10/6/06 - Posted from the Daily Record newsroom
Michael Gellas and Fran Gellas, relatives of Chris Cosgrove, join friends and family to pay their respects in Black Brook Park in Whippany to remember Cosgrove, who was killed in Iraq by a suicide bomber.

A friend of Chris Cosgrove fights back tears as many gathered in Black Brook Park in Whippany to remember Cosgrove, who was killed in Iraq by a suicide bomber.


Marine killed in Iraq was 'great kid'

Family and friends pay respects at Hanover vigil

HANOVER -- Though persistent tears blurred her vision, Dorothy Turrisi stared into the flames of candles surrounding a Tupperware altar that held photos of her late grandson.

Lance Cpl. Chris Cosgrove, a Marine who was killed Sunday by a suicide bomber at a checkpoint in Fallujah, Iraq, was "just a great kid," Turrisi said, her speech interrupted by bursts of emotion.

No matter how many grandkids you have, she said, it is always hard to lose one -- especially one she was expecting to see before the month's end.

"We were planning a welcome home party," she said. "Now we're planning a funeral."

Turrisi was among 70 friends and family members who attended a candlelight vigil for Cosgrove beneath a wooden gazebo in Black Brook park in Whippany Thursday night.

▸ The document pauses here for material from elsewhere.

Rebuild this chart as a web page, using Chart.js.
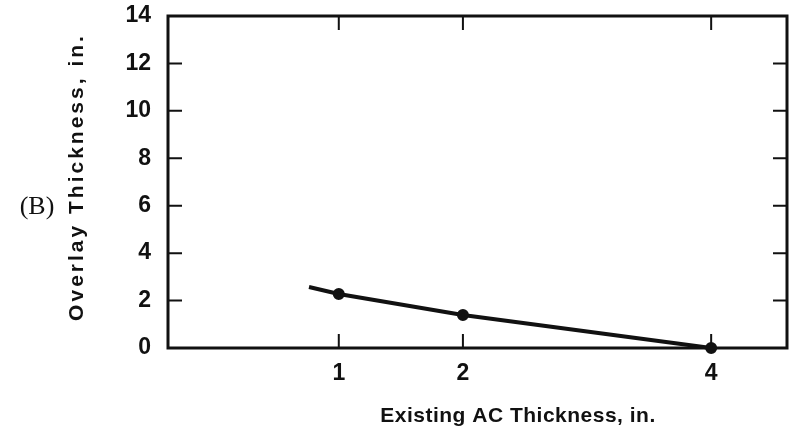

Four Marines stood behind the makeshift altar and faced a crowd whose candles set the gazebo aglow.

Nick Gregory, Chris's neighbor and childhood friend from Cedar Knolls, organized the event because he wanted to "bring about memories of a lost friend."

Like the times he and Cosgrove would go paint balling together.

"He was good," he said. "He would be the one to last to the end and capture the flag."

Cosgrove always had that Marine mindset, his friends said. Cosgrove, along with Gregory and his two brothers Chris and Matt, created war movies as kids, and Cosgrove would always be the stuntman.

"He would do anything," Matt Gregory said. "And whatever he did he gave 120 percent."

That drive carried over into school and athletics as well, his friends said. Tom Detrolio, 23, of Whippany, played football with Cosgrove in high school and said he would always go the extra mile at practice.

"He was always the one to volunteer to do something," Detrolio said, as if he were the captain of the team.

"Emotionally, he was" the captain, Detrolio said.

Friends said it wasn't just the team that he'd do anything for, it was anyone who needed help.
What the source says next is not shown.